Quando chego a casa é para comer e dormir, mas esta semana já consegui introduzir 5 horas de ginástica. A sensação, lá para as onze da noite, é de ter sido batida com um pau, mas curiosamente não estar roxa!
As noites têm sido santas, as manhãs nem tanto. Eu não fui feita para me levantar às 6 da manhã e já consegui partir um dedo do pé (há 5 anos atrás!) por me levantar a essa hora. O cérebro só entra em velocidade de cruzeiro lá para as 10, mas assim que entro na aula, ligo logo o turbo.

Não tenho suado! Daquele suar de ansiedade que uiva dentro de nós.
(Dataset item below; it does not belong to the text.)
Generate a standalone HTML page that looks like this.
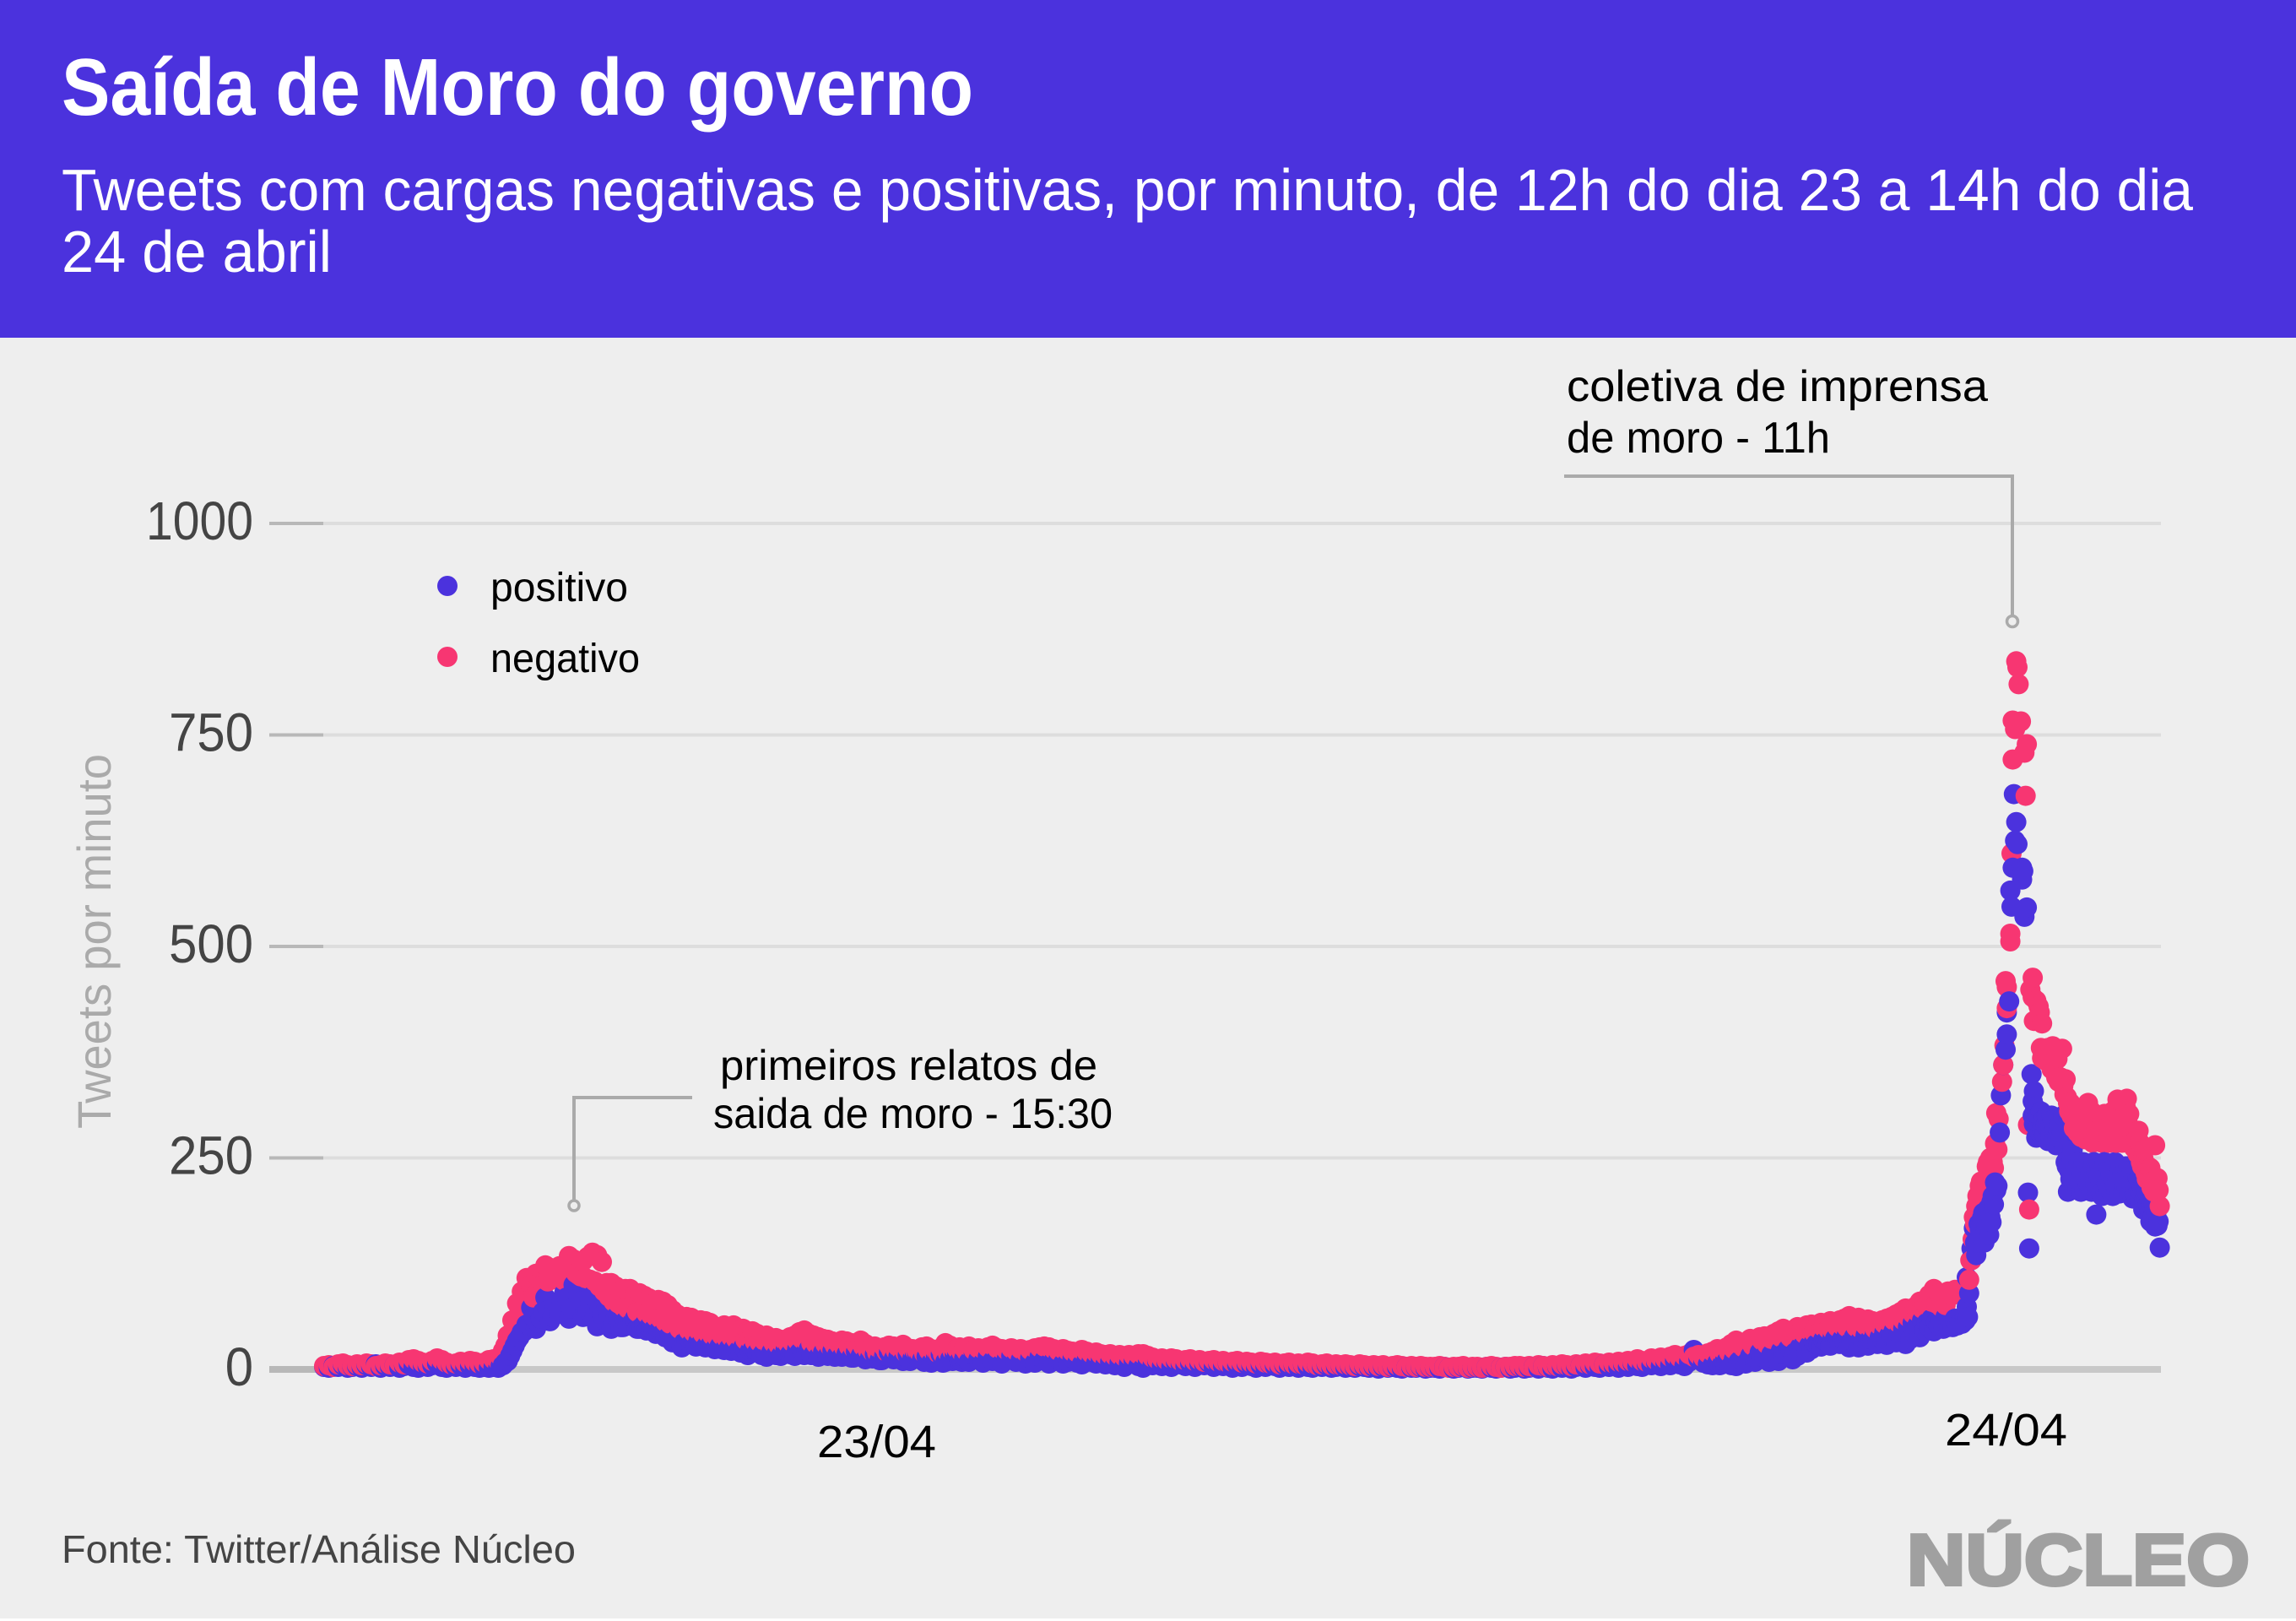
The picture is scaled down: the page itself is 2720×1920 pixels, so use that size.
<!DOCTYPE html>
<html lang="pt-BR">
<head>
<meta charset="utf-8">
<title>Saída de Moro do governo</title>
<style>
html,body{margin:0;padding:0;background:#fff;}
svg{display:block;font-family:"Liberation Sans",sans-serif;}
</style>
</head>
<body>
<svg id="chart" xmlns="http://www.w3.org/2000/svg" width="2720" height="1920" viewBox="0 0 2720 1920">
  <rect x="0" y="0" width="2720" height="1917" fill="#eeeeee"/>
  <rect x="0" y="0" width="2720" height="400" fill="#4b32dd"/>
  <text x="73" y="136" font-size="96" font-weight="700" fill="#ffffff" textLength="1080" lengthAdjust="spacingAndGlyphs">Saída de Moro do governo</text>
  <text x="73" y="249" font-size="70" fill="#ffffff" textLength="2525" lengthAdjust="spacingAndGlyphs">Tweets com cargas negativas e positivas, por minuto, de 12h do dia 23 a 14h do dia</text>
  <text x="73" y="322" font-size="70" fill="#ffffff" textLength="320" lengthAdjust="spacingAndGlyphs">24 de abril</text>

  <g id="y-axis"></g>
  <text transform="translate(131,1337) rotate(-90)" font-size="56" fill="#aaaaaa" textLength="444" lengthAdjust="spacingAndGlyphs">Tweets por minuto</text>

  <g id="points"></g>

  <g>
    <circle cx="530" cy="694" r="12" fill="#4b32dd"/>
    <text x="581" y="712" font-size="48" fill="#000000" textLength="163" lengthAdjust="spacingAndGlyphs">positivo</text>
    <circle cx="530" cy="778" r="12" fill="#f73672"/>
    <text x="581" y="796" font-size="48" fill="#000000" textLength="177" lengthAdjust="spacingAndGlyphs">negativo</text>
  </g>

  <g>
    <polyline points="820,1300 680,1300 680,1422" fill="none" stroke="#aaaaaa" stroke-width="4"/>
    <circle cx="680" cy="1428" r="6" fill="#eeeeee" stroke="#aaaaaa" stroke-width="3.5"/>
    <text x="853" y="1279" font-size="50" fill="#000000" textLength="447" lengthAdjust="spacingAndGlyphs">primeiros relatos de</text>
    <text x="845" y="1336" font-size="50" fill="#000000" textLength="473" lengthAdjust="spacingAndGlyphs">saida de moro - 15:30</text>
  </g>

  <g>
    <polyline points="1853,564 2384,564 2384,730" fill="none" stroke="#aaaaaa" stroke-width="4"/>
    <circle cx="2384" cy="736" r="6.5" fill="#eeeeee" stroke="#aaaaaa" stroke-width="3.5"/>
    <text x="1856" y="475" font-size="52" fill="#000000" textLength="499" lengthAdjust="spacingAndGlyphs">coletiva de imprensa</text>
    <text x="1856" y="536" font-size="52" fill="#000000" textLength="312" lengthAdjust="spacingAndGlyphs">de moro - 11h</text>
  </g>

  <text x="968" y="1726" font-size="54" fill="#000000" textLength="141" lengthAdjust="spacingAndGlyphs">23/04</text>
  <text x="2304" y="1712" font-size="54" fill="#000000" textLength="145" lengthAdjust="spacingAndGlyphs">24/04</text>

  <text x="73" y="1851" font-size="46" fill="#444444" textLength="609" lengthAdjust="spacingAndGlyphs">Fonte: Twitter/Análise Núcleo</text>
  <text x="2259" y="1877" font-size="85" font-weight="700" fill="#a0a0a0" stroke="#a0a0a0" stroke-width="4" textLength="406" lengthAdjust="spacingAndGlyphs">NÚCLEO</text>
</svg>

<script>
// Y axis ticks
const yTicks = [0, 250, 500, 750, 1000];
const yTickLabels = ["0", "250", "500", "750", "1000"];

// Sampled every baseStep minutes from minute 0 (12h on 23/04)
const baseStep = 4;
const positivoBase = [
3,2,4,3,5,2,3,4,2,5,3,6,2,4,3,5,2,4,6,3,
2,4,3,5,7,3,2,4,3,5,2,4,3,2,3,2,3,2,
5,10,22,34,44,53,73,48,60,85,57,72,66,90,60,100,92,62,70,87,
51,66,73,48,62,50,57,52,60,48,53,50,47,45,43,38,32,36,26,34,
30,27,30,26,28,24,27,23,25,24,22,26,17,23,20,17,15,20,17,16,
22,18,16,20,17,24,18,15,20,16,22,17,15,18,14,21,16,12,
14,18,11,16,20,12,15,10,17,13,19,11,15,8,14,18,9,12,16,10,
13,9,17,12,8,15,10,14,7,12,16,9,11,7,13,8,15,11,7,10,
12,7,9,13,8,6,11,9,7,10,6,9,5,8,3,7,10,4,2,8,
5,9,4,7,3,8,6,4,7,3,6,5,8,3,6,4,7,2,5,3,
6,4,2,5,3,6,4,2,5,3,4,2,5,3,2,4,3,5,2,3,
4,2,3,2,4,3,2,3,1,3,2,3,2,1,3,2,2,3,1,2,
2,1,3,2,1,2,3,1,2,2,1,3,2,1,2,3,1,2,3,1,
2,3,1,4,2,1,3,2,4,1,3,5,2,4,3,2,6,3,4,2,
5,3,7,4,3,6,5,8,4,7,5,10,6,4,9,23,12,8,6,5,
8,6,10,5,4,12,7,16,9,20,14,9,13,10,18,24,12,16,27,20,
24,30,27,33,28,36,30,34,26,38,26,32,28,35,30,36,29,40,32,38,
30,36,42,38,46,50,45,52,48,50
];
const negativoBase = [
4,5,3,6,7,5,4,6,5,7,6,4,5,7,6,5,8,6,11,12,
10,8,7,10,13,11,8,6,7,9,8,10,9,7,8,11,12,10,
22,40,58,78,92,108,100,113,105,123,120,115,122,105,134,130,112,128,133,138,
135,127,102,102,98,92,95,95,88,90,87,84,78,82,80,76,70,65,60,62,
61,56,58,57,55,50,48,52,48,52,46,48,45,45,42,38,40,36,37,35,
33,38,40,44,46,42,40,38,36,35,33,32,34,33,31,30,34,30,
25,27,24,26,28,27,26,29,25,24,22,26,27,24,22,25,31,28,24,26,
25,27,23,25,24,26,28,25,24,23,25,22,24,21,23,25,26,27,26,24,
22,24,22,21,20,23,21,19,20,18,17,18,16,17,15,17,16,18,18,16,
14,12,13,11,13,12,10,11,12,10,11,9,10,11,9,10,8,9,10,8,
9,8,7,9,8,7,8,6,7,8,6,7,6,8,7,5,6,7,5,6,
5,6,5,4,6,5,4,5,4,5,3,4,5,4,3,4,3,4,3,3,
3,4,3,2,3,3,4,2,3,3,2,3,4,3,2,3,3,4,4,3,
4,3,5,4,3,5,4,6,5,4,6,5,7,6,8,7,6,8,7,9,
8,10,9,12,10,9,13,11,14,12,15,17,14,16,18,15,17,14,19,21,
24,20,26,30,34,28,31,36,33,38,39,35,42,45,48,44,46,50,48,52,
53,50,55,52,57,54,58,60,63,58,61,56,59,57,55,58,60,62,65,68,
72,70,74,80,78,88,95,90,86,92
];

// Extra samples in the first bump, every fillStep minutes from fillInicioA
const fillStep = 4;
const fillInicioA = 150;
const positivoFillA = [
4,8,16,28,38,45,52,62,55,68,70,62,75,80,85,72,92,80,68,78,
62,70,58,64,54,60,50,52,56,48,50,46,48,42,44,38,40,34,36,32,
34,30,33,28,30,26,28,24,27,22,25,20,23,22,24,19,21,18,22,17,
20,22,18,24,20,22,17,20,16,22,18,15,20,16,19,14,17,21,15,13,
18,11,16,14,19,12,15,10,17,13,9,15,12,16,8,14,10,17,9,13
];
const negativoFillA = [
15,28,42,58,68,78,88,85,92,100,104,108,106,112,116,118,114,110,108,106,
104,98,92,86,80,78,74,72,70,68,70,66,64,62,60,56,54,52,48,50,
46,44,46,42,43,40,38,40,37,38,36,38,35,36,33,32,34,30,31,29,
30,31,32,34,36,33,31,30,28,30,27,28,29,26,27,25,26,27,23,21,
20,22,21,23,22,24,20,21,23,20,19,22,21,19,18,20,22,24,20,21
];

// Extra samples on the pre-spike ramp, from fillInicioB
const fillInicioB = 1186;
const positivoFillB = [
5,9,7,12,9,14,10,16,12,15,20,18,14,22,18,24,20,26,30,28,
32,29,35,31,38,33,36,40,34,38,35,40,36,42,38,44,40,46,42,48,
50,55,52,58,55,60,56,58,62
];
const negativoFillB = [
18,22,20,24,28,26,30,28,32,34,30,36,34,38,40,38,42,44,42,46,
44,48,50,48,46,50,52,50,48,50,48,52,50,48,52,54,56,58,55,58,
62,66,68,72,76,80,78,74,76
];

// Press-conference spike, read point by point
const positivoPicoMinutos = [
1382,1384,1386,1388,1390,1392,1394,1395,1396,1397,1398,1396,1400,1402,1403,1404,1405,1406,1407,1408,1409,1410,1411,1412,1413,1414,1415,1416,1417,1417,1418,1419,1420,1421,1422,1424,1425,1427,1429,1430,1430,1432,
1433,1434,1435,1436,1437,1438,1439,1443,1443,1444,1445,1447,1448,1449,
1451,1452,1453,1455,1457,1460,1463,1465,1468,1470,1472,1474,1476,1478,1480,1482,1484,1486,1488,1490,1493,1495,1497,1500,1503,1505,1506,1506,1509,1511,1513,1515,1520,1522,1524,1527,1530,1533,1535,1537,1540,1542,1544,1546,1548,1550,1552,1556,1557,1558,1559,1560,
1452,1453,1454,1456,1458,1459,1461,1462,1464,1466,1467,1469,1471,1473,1475,1477,1479,1481,1483,1485,1487,1489,1491,1492,1494,1496,1498,1499,1501,1502,1504,1507,1508,1510,1512,1514,1516,1517,1518,1519,1521,1523,1525,1526,1528,1529,1531,1532,1534,1536,1538,1539,1541,1543,1545,1547,1549,1551,1553,1554,1555
];
const positivoPicoValores = [
52,50,60,52,55,54,60,58,74,62,90,109,143,167,150,135,150,172,165,155,179,185,150,165,170,190,159,180,174,198,205,195,221,212,217,280,324,360,378,396,422,435,
566,547,593,680,625,647,621,593,579,589,535,546,209,143,
349,317,329,274,300,285,289,270,300,279,265,282,275,300,245,210,225,260,240,215,210,245,225,215,240,220,235,183,240,205,245,220,205,245,225,240,215,240,225,202,205,225,210,189,205,195,175,169,185,170,175,144,
300,290,310,285,280,305,295,278,300,285,276,295,285,275,290,280,262,240,235,248,215,228,245,220,232,212,240,218,232,210,245,212,228,208,232,210,240,212,230,208,225,212,240,208,232,210,240,215,207,235,210,205,228,200,215,200,210,190,195,180,195
];
const negativoPicoMinutos = [
1382,1384,1386,1388,1390,1392,1394,1395,1398,1399,1400,1401,1402,1403,1404,1405,1406,1407,1408,1410,1411,1412,1413,1414,1415,1416,1417,1418,1419,1420,1421,1422,1423,1426,1427,1428,1429,1430,1430,1433,1433,1434,1435,1435,1437,1438,1439,1440,1442,1445,1446,1447,1448,1449,1450,1452,1452,1453,1455,1457,1458,1460,
1459,1461,1463,1465,1467,1469,1471,1473,1475,1477,1478,1480,1481,1482,1484,1486,1488,1489,1491,1493,1495,1497,1499,1501,1503,1505,1507,1509,1511,1513,1515,1517,1519,1521,1523,1524,1526,1528,1530,1532,1534,1536,1538,1540,1542,1544,1546,1548,1550,1552,1554,1556,1557,1558,1559,1560,
1460,1462,1464,1466,1468,1470,1472,1474,1476,1479,1483,1485,1487,1490,1492,1494,1496,1498,1500,1502,1504,1506,1508,1510,1512,1514,1516,1518,1520,1522,1525,1527,1529,1531,1533,1535,1537,1539,1541,1543,1545,1547,1549,1551,1553,1555
];
const negativoPicoValores = [
90,88,94,92,93,90,96,94,106,129,129,154,180,172,193,205,190,217,222,210,215,225,240,245,235,250,228,245,238,267,303,260,296,340,360,383,459,452,427,515,506,610,721,767,757,837,830,810,766,729,678,739,289,189,449,463,440,412,436,429,422,409,
380,372,365,380,362,382,350,367,345,379,335,343,322,315,315,300,290,305,285,275,295,272,315,275,268,290,270,272,268,302,272,268,290,270,268,319,282,268,300,320,302,270,262,272,282,245,250,232,240,238,222,265,212,226,212,193,
368,378,375,372,355,375,345,340,345,325,305,300,285,280,295,278,285,300,290,305,275,282,272,280,290,285,275,280,305,285,295,275,285,310,290,280,275,262,255,268,240,260,225,230,215,210
];

const svgNS = "http://www.w3.org/2000/svg";
const xScale = function (minute) { return 384 + 1.394 * minute; };
const yScale = function (value) { return 1622 - 1.002 * value; };

const axisGroup = document.getElementById("y-axis");
yTicks.forEach(function (tick, i) {
  const y = yScale(tick);
  const isZero = tick === 0;

  const grid = document.createElementNS(svgNS, "line");
  
  
  grid.setAttribute("x1", 383);
  grid.setAttribute("x2", 2560);
  grid.setAttribute("y1", y);
  grid.setAttribute("y2", y);
  grid.setAttribute("stroke", isZero ? "#c8c8c8" : "#dddddd");
  grid.setAttribute("stroke-width", isZero ? 8 : 4);
  axisGroup.appendChild(grid);

  const mark = document.createElementNS(svgNS, "line");
  
  
  mark.setAttribute("x1", 319);
  mark.setAttribute("x2", 383);
  mark.setAttribute("y1", y);
  mark.setAttribute("y2", y);
  mark.setAttribute("stroke", "#b8b8b8");
  mark.setAttribute("stroke-width", isZero ? 8 : 4);
  axisGroup.appendChild(mark);

  const text = yTickLabels[i];
  const label = document.createElementNS(svgNS, "text");
  
  
  label.setAttribute("x", 300);
  label.setAttribute("y", y + 19);
  label.setAttribute("text-anchor", "end");
  label.setAttribute("font-size", 64);
  label.setAttribute("fill", "#444444");
  label.setAttribute("textLength", text.length === 4 ? 127 : text.length * 33.3);
  label.setAttribute("lengthAdjust", "spacingAndGlyphs");
  label.textContent = text;
  axisGroup.appendChild(label);
});

// Merge in time order: each minute draws positive first, then negative
const marks = [];
positivoBase.forEach(function (v, i) { marks.push({ m: i * baseStep, v: v, s: 0 }); });
negativoBase.forEach(function (v, i) { marks.push({ m: i * baseStep, v: v, s: 1 }); });
positivoFillA.forEach(function (v, i) { marks.push({ m: fillInicioA + i * fillStep, v: v, s: 0 }); });
negativoFillA.forEach(function (v, i) { marks.push({ m: fillInicioA + i * fillStep, v: v, s: 1 }); });
positivoFillB.forEach(function (v, i) { marks.push({ m: fillInicioB + i * fillStep, v: v, s: 0 }); });
negativoFillB.forEach(function (v, i) { marks.push({ m: fillInicioB + i * fillStep, v: v, s: 1 }); });
positivoPicoValores.forEach(function (v, i) { marks.push({ m: positivoPicoMinutos[i], v: v, s: 0 }); });
negativoPicoValores.forEach(function (v, i) { marks.push({ m: negativoPicoMinutos[i], v: v, s: 1 }); });
marks.sort(function (a, b) { return a.m - b.m || a.s - b.s; });

const pointGroup = document.getElementById("points");
marks.forEach(function (p) {
  const dot = document.createElementNS(svgNS, "circle");
  
  
  dot.setAttribute("cx", xScale(p.m).toFixed(1));
  dot.setAttribute("cy", yScale(p.v).toFixed(1));
  dot.setAttribute("r", 12);
  dot.setAttribute("fill", p.s === 0 ? "#4b32dd" : "#f73672");
  pointGroup.appendChild(dot);
});
</script>
</body>
</html>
Tenho chegado lá e arrasado, ou pelo menos é isso que comando a mim própria antes de atravessar os portões da escola. É uma enorme felicidade para mim, que não é ganhar o Euromilhões, nem fazer uma viagem à volta do mundo. É viver finalmente cada dia como uma pessoa normal. Sem stress.
Nada me perturba o suficiente para me pôr o cérebro a trabalhar a 100 à hora, em desgaste permanente do corpo e mente. No entanto, continuo com a Primavera entalada no nariz e na garganta, e acho que só lá para o Verão é que vou engolir de vez esta alergia.
Menos mal.
Os
sprays e os comprimidos valem a pena, só para ver de novo a natureza a despontar.
Quero lá saber da alergia!
Quando estou lá fora, maravilho-me com a mais pequena coisa, sorrio, e inspiro sempre fundo!